Críticos ou colegas que desprezavam um escritor e se tornam os seus mais acrisolados defensores assim que ele recebe um grande prémio internacional; lembro-me muito bem de os ver mudar de campo com a rapidez de um fósforo e o estrépito de um fogo-de-artifício no dia em que Saramago recebeu o Prémio Nobel.
Artistas saltitando de mecenas em mecenas, pensando que assim atingirão, em uníssono, conforto, genialidade e aplauso. Às vezes conseguem pelo menos dois destes objetivos – o génio ainda não é apenas uma questão de ambição, ao contrário do que rezam as crónicas contemporâneas -, dando às gerações futuras a ideia de que o mundo é dos espertalhaços e o sucesso uma questão de ‘contactos’ oportunistas.
A competição está a substituir todos os valores; é isso que cria o nihilismo de que tantos se queixam e que tão poucos combatem, na sua ação quotidiana.
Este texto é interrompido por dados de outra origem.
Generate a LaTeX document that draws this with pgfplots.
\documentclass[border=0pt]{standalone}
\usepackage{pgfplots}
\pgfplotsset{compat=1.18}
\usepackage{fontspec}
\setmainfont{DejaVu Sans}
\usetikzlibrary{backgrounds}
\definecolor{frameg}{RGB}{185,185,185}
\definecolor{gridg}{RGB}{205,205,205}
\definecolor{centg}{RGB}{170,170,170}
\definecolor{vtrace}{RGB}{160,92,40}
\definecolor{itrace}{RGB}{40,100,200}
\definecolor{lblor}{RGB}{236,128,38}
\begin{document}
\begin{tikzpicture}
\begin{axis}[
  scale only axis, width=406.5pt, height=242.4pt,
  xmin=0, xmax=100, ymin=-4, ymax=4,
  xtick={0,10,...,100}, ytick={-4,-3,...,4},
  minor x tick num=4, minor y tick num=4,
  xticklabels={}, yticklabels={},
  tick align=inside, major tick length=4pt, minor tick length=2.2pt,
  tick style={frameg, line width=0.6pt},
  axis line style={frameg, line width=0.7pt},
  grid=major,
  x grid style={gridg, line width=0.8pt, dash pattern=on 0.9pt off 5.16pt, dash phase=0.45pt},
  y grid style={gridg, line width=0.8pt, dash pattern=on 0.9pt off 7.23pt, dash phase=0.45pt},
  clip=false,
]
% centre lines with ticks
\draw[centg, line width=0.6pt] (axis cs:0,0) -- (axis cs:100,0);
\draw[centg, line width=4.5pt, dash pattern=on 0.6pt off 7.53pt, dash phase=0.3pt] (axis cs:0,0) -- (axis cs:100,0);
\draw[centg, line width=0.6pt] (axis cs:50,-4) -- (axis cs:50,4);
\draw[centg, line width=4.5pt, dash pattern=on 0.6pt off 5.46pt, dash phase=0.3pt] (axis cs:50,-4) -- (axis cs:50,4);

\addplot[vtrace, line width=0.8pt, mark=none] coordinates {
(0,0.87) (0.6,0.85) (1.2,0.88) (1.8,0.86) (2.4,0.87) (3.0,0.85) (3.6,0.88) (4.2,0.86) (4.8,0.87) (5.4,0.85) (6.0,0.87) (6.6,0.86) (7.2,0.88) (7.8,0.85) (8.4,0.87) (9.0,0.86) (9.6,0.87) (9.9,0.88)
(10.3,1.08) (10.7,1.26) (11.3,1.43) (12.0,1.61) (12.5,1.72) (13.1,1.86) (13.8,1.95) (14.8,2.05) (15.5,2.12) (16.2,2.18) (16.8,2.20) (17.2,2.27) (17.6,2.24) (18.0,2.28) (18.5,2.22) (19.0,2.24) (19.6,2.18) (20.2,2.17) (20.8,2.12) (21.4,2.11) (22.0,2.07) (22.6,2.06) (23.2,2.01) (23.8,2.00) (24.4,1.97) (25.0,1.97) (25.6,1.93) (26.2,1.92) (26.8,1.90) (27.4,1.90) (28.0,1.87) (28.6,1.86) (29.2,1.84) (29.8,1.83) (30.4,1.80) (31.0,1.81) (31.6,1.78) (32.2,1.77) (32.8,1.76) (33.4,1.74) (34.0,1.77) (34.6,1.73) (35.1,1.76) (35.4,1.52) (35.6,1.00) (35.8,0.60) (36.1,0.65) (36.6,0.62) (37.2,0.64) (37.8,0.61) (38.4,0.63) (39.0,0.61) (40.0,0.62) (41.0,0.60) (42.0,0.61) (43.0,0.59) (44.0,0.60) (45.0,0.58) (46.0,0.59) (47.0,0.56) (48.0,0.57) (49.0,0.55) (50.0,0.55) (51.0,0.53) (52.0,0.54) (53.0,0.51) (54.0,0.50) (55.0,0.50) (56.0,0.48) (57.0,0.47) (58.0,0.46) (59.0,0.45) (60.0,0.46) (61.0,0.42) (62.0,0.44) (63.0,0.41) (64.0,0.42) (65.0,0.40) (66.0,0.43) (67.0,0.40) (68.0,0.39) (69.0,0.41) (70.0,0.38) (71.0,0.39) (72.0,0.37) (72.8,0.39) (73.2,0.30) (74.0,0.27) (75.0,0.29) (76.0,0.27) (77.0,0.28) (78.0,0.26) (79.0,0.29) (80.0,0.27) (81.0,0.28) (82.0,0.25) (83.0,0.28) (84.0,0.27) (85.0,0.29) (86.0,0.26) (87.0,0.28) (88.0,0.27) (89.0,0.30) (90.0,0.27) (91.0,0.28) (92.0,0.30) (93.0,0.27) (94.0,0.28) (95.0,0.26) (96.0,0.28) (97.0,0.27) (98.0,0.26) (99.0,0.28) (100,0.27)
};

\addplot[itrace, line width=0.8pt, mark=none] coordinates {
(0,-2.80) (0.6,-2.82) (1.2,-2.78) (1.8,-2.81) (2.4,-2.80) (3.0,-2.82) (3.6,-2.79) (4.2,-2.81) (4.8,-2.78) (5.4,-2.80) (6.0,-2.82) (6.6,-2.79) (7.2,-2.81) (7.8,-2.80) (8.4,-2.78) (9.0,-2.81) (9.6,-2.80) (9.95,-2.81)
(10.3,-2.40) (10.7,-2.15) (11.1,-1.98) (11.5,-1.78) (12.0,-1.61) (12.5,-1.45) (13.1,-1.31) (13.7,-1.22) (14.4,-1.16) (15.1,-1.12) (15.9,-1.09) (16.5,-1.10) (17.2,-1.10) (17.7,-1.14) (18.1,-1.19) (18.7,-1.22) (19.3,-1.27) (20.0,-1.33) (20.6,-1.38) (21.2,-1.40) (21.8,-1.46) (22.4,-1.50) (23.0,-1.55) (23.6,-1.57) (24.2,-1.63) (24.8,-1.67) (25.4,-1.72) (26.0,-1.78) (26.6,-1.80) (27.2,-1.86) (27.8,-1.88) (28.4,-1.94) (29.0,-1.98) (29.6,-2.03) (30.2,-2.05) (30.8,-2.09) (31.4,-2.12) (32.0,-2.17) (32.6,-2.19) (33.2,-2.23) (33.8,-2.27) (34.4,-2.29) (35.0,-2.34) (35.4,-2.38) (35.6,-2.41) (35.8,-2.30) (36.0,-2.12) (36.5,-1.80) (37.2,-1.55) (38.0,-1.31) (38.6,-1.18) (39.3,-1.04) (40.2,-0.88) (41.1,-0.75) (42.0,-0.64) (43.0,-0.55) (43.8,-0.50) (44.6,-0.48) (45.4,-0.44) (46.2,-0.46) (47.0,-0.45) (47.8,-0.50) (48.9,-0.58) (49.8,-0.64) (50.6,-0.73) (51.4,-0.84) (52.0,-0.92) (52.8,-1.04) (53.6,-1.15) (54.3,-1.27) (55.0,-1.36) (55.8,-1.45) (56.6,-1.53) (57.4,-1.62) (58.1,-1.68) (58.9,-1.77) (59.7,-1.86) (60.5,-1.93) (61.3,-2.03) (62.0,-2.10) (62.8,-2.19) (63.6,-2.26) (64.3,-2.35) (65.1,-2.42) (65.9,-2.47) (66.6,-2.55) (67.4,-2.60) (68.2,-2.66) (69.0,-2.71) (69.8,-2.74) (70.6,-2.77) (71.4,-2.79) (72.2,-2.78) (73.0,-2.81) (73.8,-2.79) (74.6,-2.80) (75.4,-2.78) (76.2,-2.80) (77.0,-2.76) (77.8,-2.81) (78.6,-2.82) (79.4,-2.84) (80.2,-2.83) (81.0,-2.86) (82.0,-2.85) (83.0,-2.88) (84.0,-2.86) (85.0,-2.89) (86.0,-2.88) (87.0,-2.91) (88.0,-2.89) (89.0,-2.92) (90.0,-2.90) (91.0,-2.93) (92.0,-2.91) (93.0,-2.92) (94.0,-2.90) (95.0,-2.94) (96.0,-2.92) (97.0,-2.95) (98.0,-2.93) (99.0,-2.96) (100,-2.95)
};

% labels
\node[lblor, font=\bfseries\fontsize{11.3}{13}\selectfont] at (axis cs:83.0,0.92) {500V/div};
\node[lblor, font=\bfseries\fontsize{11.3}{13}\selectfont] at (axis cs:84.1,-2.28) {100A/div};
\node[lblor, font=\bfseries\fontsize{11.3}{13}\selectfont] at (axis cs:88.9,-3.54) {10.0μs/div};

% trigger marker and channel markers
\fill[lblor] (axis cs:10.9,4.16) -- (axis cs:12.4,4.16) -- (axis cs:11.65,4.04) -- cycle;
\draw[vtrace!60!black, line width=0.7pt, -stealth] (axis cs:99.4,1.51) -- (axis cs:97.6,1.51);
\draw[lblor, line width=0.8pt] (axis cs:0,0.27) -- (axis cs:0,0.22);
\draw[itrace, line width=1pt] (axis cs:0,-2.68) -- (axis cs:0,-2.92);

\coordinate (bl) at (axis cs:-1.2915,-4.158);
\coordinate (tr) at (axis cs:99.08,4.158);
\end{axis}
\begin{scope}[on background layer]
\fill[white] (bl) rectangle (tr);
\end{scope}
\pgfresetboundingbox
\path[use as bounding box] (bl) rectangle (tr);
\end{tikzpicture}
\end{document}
Em vez da rija verdade, a mole mentira; em vez do apreço pelo trabalho e pela persistência, a admiração pela aldrabice bem embrulhada e pela novidade; em vez da coragem frontal, a cobardia da insinuação; em vez da solidariedade, a ganância; em vez da lealdade, a traição que já nem a si mesma se reconhece; são essas as causas profundas e enraizadas da crise contemporânea: o abandono de todos os princípios definidores da diferença humana em prol do princípio animal da competição pela sobrevivência.
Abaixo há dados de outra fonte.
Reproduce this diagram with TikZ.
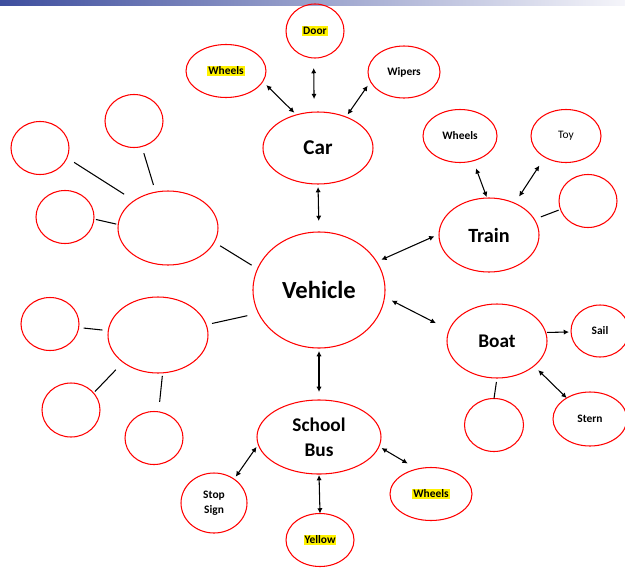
\documentclass[tikz,border=0pt]{standalone}
\usepackage{fontspec}
\setmainfont{Carlito}
\usetikzlibrary{shapes.geometric,arrows.meta}
\newlength\px
\setlength\px{0.02cm}
\setlength{\fboxsep}{0.5pt}
\newcommand{\hl}[1]{\colorbox{yellow}{#1}}
\definecolor{barblue}{RGB}{62,78,158}
\definecolor{barwhite}{RGB}{245,245,250}
\tikzset{
  bubble/.style={ellipse, draw=red, line width=0.6pt, inner sep=0pt, outer sep=0pt},
  sz/.style 2 args={minimum width=#1\px, minimum height=#2\px},
  lbl/.style={font=\bfseries\fontsize{6.5}{8.5}\selectfont, align=center},
  big/.style={font=\bfseries\fontsize{#1}{14}\selectfont, align=center},
  link/.style={line width=0.6pt},
  twoway/.style={link, {Latex[length=3pt,width=3pt]}-{Latex[length=3pt,width=3pt]}},
  oneway/.style={link, -{Latex[length=3pt,width=3pt]}}
}

\begin{document}
\begin{tikzpicture}[x=0.02cm, y=-0.02cm]
  \useasboundingbox (0,0) rectangle (625,568);
  \clip (0,0) rectangle (625,568);
  \shade[left color=barblue, right color=barwhite] (0,0) rectangle (625,5);

  \node[bubble, sz={132}{116}, big=14] (vehicle) at (319,290) {Vehicle};

  \node[bubble, sz={110}{72}, big=12] (car) at (318,148) {Car};
  \node[bubble, sz={58}{54}, lbl] (door) at (315,31) {\hl{Door}};
  \node[bubble, sz={80}{53}, lbl] (cwheels) at (226,71) {\hl{Wheels}};
  \node[bubble, sz={72}{52}, lbl] (wipers) at (404,72) {Wipers};

  \node[bubble, sz={100}{74}, big=11.5] (train) at (489,235) {Train};
  \node[bubble, sz={74}{53}, lbl] (twheels) at (460,136) {Wheels};
  \node[bubble, sz={70}{53}, lbl, font=\fontsize{6.5}{8.5}\selectfont] (toy) at (566,136) {Toy};
  \node[bubble, sz={58}{53}] (tside) at (588,201) {};

  \node[bubble, sz={100}{74}, big=11] (boat) at (497,341) {Boat};
  \node[bubble, sz={58}{52}, lbl] (sail) at (600,331) {Sail};
  \node[bubble, sz={74}{54}, lbl] (stern) at (590,419) {Stern};
  \node[bubble, sz={59}{53}] (bside) at (494,425) {};

  \node[bubble, sz={124}{74}, big=11] (bus) at (319,437) {School\\Bus};
  \node[bubble, sz={66}{60}, lbl] (stop) at (214,503) {Stop\\Sign};
  \node[bubble, sz={68}{53}, lbl] (yellow) at (320,540) {\hl{Yellow}};
  \node[bubble, sz={82}{53}, lbl] (bwheels) at (431,494) {\hl{Wheels}};

  \node[bubble, sz={100}{74}] (ul) at (168,228) {};
  \node[bubble, sz={58}{53}] (ul1) at (134,121) {};
  \node[bubble, sz={58}{53}] (ul2) at (40,148) {};
  \node[bubble, sz={58}{53}] (ul3) at (65,217) {};

  \node[bubble, sz={100}{76}] (ll) at (158,335) {};
  \node[bubble, sz={58}{53}] (ll1) at (50,324) {};
  \node[bubble, sz={58}{54}] (ll2) at (71,410) {};
  \node[bubble, sz={58}{53}] (ll3) at (154,438) {};

  \draw[twoway, shorten <=5\px, shorten >=3\px] (cwheels.-16) -- (car.123);
  \draw[twoway, shorten <=10\px, shorten >=13\px] (door.-93) -- (car.96);
  \draw[twoway, shorten <=5\px, shorten >=3\px] (wipers.196) -- (car.48);
  \draw[twoway, shorten <=3\px, shorten >=11\px] (car.-90) -- (vehicle.90);

  \draw[twoway, shorten <=5\px, shorten >=5\px] (vehicle.26) -- (train.179);
  \draw[twoway, shorten <=8\px, shorten >=15\px] (vehicle.-6) -- (boat.167);
  \draw[twoway, shorten <=3\px, shorten >=8\px] (vehicle.-90) -- (bus.90);

  \draw[twoway, shorten <=8\px, shorten >=1\px] (twheels.-62) -- (train.93);
  \draw[twoway, shorten <=10\px, shorten >=8\px] (toy.-135) -- (train.51);
  \draw[link, shorten <=7\px, shorten >=2\px] (train.19) -- (tside.197);

  \draw[oneway, shorten <=1.5\px, shorten >=2\px] (boat.10) -- (sail.182);
  \draw[twoway, shorten <=6\px] (boat.-34) -- (stern.138);
  \draw[link, shorten <=4\px] (boat.-90) -- (bside.90);

  \draw[twoway, shorten <=3\px, shorten >=3\px] (bus.187) -- (stop.50);
  \draw[twoway, shorten <=1\px] (bus.-90) -- (yellow.90);
  \draw[twoway, shorten <=3\px, shorten >=11\px] (bus.-9) -- (bwheels.119);

  \draw[link, shorten <=7\px, shorten >=7.5\px] (ul1.-73) -- (ul.109);
  \draw[link, shorten <=8.5\px, shorten >=12\px] (ul2.-20) -- (ul.141);
  \draw[link, shorten <=2\px, shorten >=2\px] (ul3.-4) -- (ul.176);
  \draw[link, shorten <=7\px, shorten >=7\px] (ul.-17) -- (vehicle.161);

  \draw[link, shorten <=6\px, shorten >=11.5\px] (ll.12) -- (vehicle.201);
  \draw[link, shorten <=5\px, shorten >=6\px] (ll1.-7) -- (ll.175);
  \draw[link, shorten <=2\px, shorten >=10.5\px] (ll2.37) -- (ll.218);
  \draw[link, shorten <=10\px, shorten >=3\px] (ll3.80) -- (ll.-83);
\end{tikzpicture}
\end{document}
Esquecem os que assim agem – cada vez mais sem sequer pensarem um segundo que seja – que ninguém é vitorioso neste mundo; todos acabaremos estendidos num caixão, reduzidos a pó.
Esquecem também que a História, apesar dos seus múltiplos equívocos de construção ficcional, não regista celebridades de estação, mas descobridores de longo curso; em vida, Fernando Pessoa não foi um sucesso: pouquíssimos perceberam a sua grandeza. Muitos dos que hoje vivem dele não lhe dariam a esmola de dois dedos de conversa, se o encontrassem, tímido, insignificante e absorto, num canto de café, escrevinhando. «Nunca conheci quem tivesse levado porrada/todos os meus conhecidos têm sido campeões em tudo», escreveu ele, no início de um dos mais lúcidos e belos poemas da língua portuguesa.
Quem é capaz de debitar, sem ir ao Google, todos os Presidentes da República portuguesa? Quantos Nóbeis da Literatura continuam a ser efetivamente lidos? A fugacidade do sucesso torna as pessoas ainda mais sôfregas dele: já que ninguém vai ficar na História, todos se assanham pelos seus cinco minutos ou vinte anos de fama. Nem percebem que cinco minutos de felicidade ou de amor consolam infinitamente mais.
O desprezo pelos políticos, disfarçado de luta pela transparência e pela igualdade e não sei que mais (as palavras andam todas na prostituição, que não é uma atividade lúdica e satisfatória, ao contrário do que querem alguns sociólogos de algibeira), radica neste profundo asco ao labor continuado pelo bem comum.
Todos somos políticos, é certo – sobretudo quando não somos: quando nos abstemos de votar ou de perder um minuto a fazer alguma coisa por outrem. Todos os dias, elementos da ‘sociedade civil’ berram pelo seu direito ao poder, sem terem feito nadinha por isso – e defendendo essa virgindade de ação como uma qualidade extraordinária.
Eu presto vénia a quem queimou tempo, neurónios e pestanas a pensar e votar as leis da democracia – mesmo aquelas de que discordo; homenagearei sempre os que sofreram prisões, censuras, vetos e humilhações em nome da liberdade – mesmo que os seus ideais não sejam os meus. Não, não somos todos iguais: uns trabalharam pelo Estado de todos enquanto outros tratavam das suas vidinhas; e esta diferença merece respeito.
No rescaldo das eleições, a voracidade com que tantos se atiram aos ossos dos perdedores, espezinhando-os e procurando enterrá-los para todo o sempre, revela que a civilização é ainda um pobre verniz.
Bater em quem vai à luta e perde parece ser um exorcismo que as pessoas usam como compensação do que não arriscam nem fazem. Fujo destes ‘vencedores’ como da peste, porque eles são a verdadeira peste.